A quick tip: if you are working with proprietary or sensitive information, redact it. You don't want to get a call from your legal department because you posted a confidential spreadsheet. Use blurred lines, changed names, or generic figures to protect your current employer while still proving your skill.
The Three Pillars of a Great Portfolio
To keep your portfolio from becoming a cluttered mess, stick to these three categories:
1. The Signature Project: This is your "crown jewel." It's the one thing you want to be known for. If someone only looks at one page, this is it.
2. The Skill Breadth: This shows you aren't a one-trick pony. It demonstrates that you have a diverse toolkit—whether that's technical proficiency in Python or soft skills like cross-functional leadership.
3. The Evolution: This shows growth. It’s okay to include older work if it shows a progression in complexity. It proves you are a lifelong learner.
If you feel like you don't have enough "content" to even start, you might need to look at your current workflow. You can build a personal knowledge base to ensure your best ideas and project notes are captured in real-time. This makes the "gathering" phase of portfolio building much easier.
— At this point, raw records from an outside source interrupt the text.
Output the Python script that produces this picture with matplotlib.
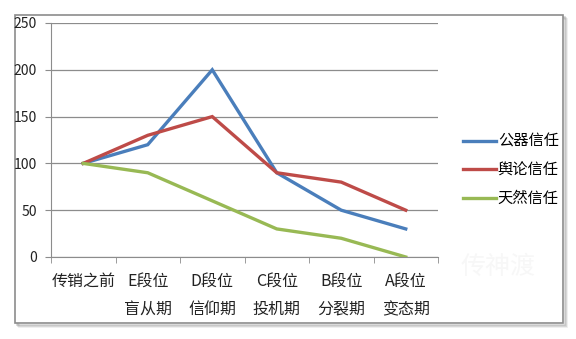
import numpy as np
import matplotlib.pyplot as plt
from matplotlib.patches import Rectangle

plt.rcParams['font.family'] = ['Noto Sans CJK SC', 'DejaVu Sans']

# stages and trust levels
stages = ["传销之前", "E段位\n盲从期", "D段位\n信仰期", "C段位\n投机期", "B段位\n分裂期", "A段位\n变态期"]
public_trust = [100, 120, 200, 90, 50, 30]
opinion_trust = [100, 130, 150, 90, 80, 50]
natural_trust = [100, 90, 60, 30, 20, 0]
series_names = ["公器信任", "舆论信任", "天然信任"]
series_colors = ["#4A7EBB", "#BE4B48", "#98B954"]

fig = plt.figure(figsize=(5.76, 3.39), dpi=100)
fig.patch.set_facecolor("white")

# outer chart frame with a soft shadow
W, H = 576, 339
for i, a in enumerate([0.35, 0.25, 0.15]):
    fig.patches.append(Rectangle(((17 + i) / W, 1 - (325 + i) / H), 548 / W, 308 / H,
                                 transform=fig.transFigure, facecolor="none",
                                 edgecolor="#808080", alpha=a, lw=1.2, zorder=0))
fig.patches.append(Rectangle((15 / W, 1 - 323 / H), 548 / W, 308 / H,
                             transform=fig.transFigure, facecolor="white",
                             edgecolor="#8c8c8c", lw=1.2, zorder=1))

ax = fig.add_axes([51 / W, 1 - 257 / H, (438 - 51) / W, (257 - 23) / H])
ax.set_zorder(5)
ax.set_facecolor("none")
x = np.arange(len(stages))
for vals, name, c in zip([public_trust, opinion_trust, natural_trust], series_names, series_colors):
    ax.plot(x, vals, color=c, lw=2.4, label=name, solid_joinstyle="miter", zorder=3)

ax.set_xlim(-0.5, len(stages) - 0.5)
ax.set_ylim(0, 250)
ax.set_yticks(np.arange(0, 251, 50))
ax.yaxis.grid(True, color="#8c8c8c", lw=0.9)
ax.set_axisbelow(True)
for s in ["top", "right"]:
    ax.spines[s].set_visible(False)
ax.spines["left"].set_color("#8c8c8c")
ax.spines["bottom"].set_color("#8c8c8c")

ax.set_xticks(x)
ax.set_xticklabels(stages, fontsize=11.5, linespacing=1.9, color="#222222")
ax.tick_params(axis="x", which="major", length=0, pad=11)
ax.set_xticks(np.arange(-0.5, len(stages), 1), minor=True)
ax.tick_params(axis="x", which="minor", length=4, color="#8c8c8c")
ax.tick_params(axis="y", length=4, color="#8c8c8c", labelsize=10, pad=6, labelcolor="#222222")
for lbl in ax.get_xticklabels():
    lbl.set_verticalalignment("top")

leg = ax.legend(loc="center left", bbox_to_anchor=(455 / W, 1 - 170 / H),
                bbox_transform=fig.transFigure, frameon=False, fontsize=11,
                handlelength=2.2, handletextpad=0.1, labelspacing=0.75, borderpad=0)

# faint watermark
fig.text(498 / W, 1 - 267 / H, "传神渡", fontsize=18, color="#f7f7f7", ha="center", va="center",
         zorder=6)

fig.savefig("out.png", dpi=100)
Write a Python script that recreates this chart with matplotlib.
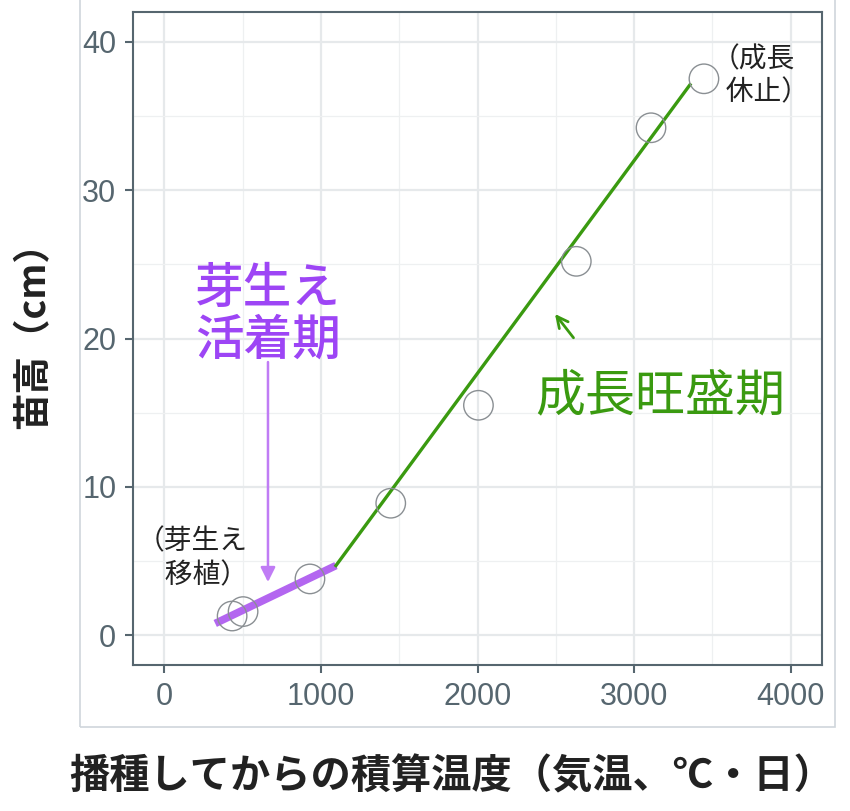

The goal isn't to have a massive, sprawling website. The goal is to have a curated, high-impact destination. It should be a place where a person can spend five minutes and walk away with a profound understanding of your value. It's about quality, not quantity. If a project doesn't show a clear result or a high level of difficulty, leave it out. You want every single item to act as a vote of confidence in your ability to perform at the next level.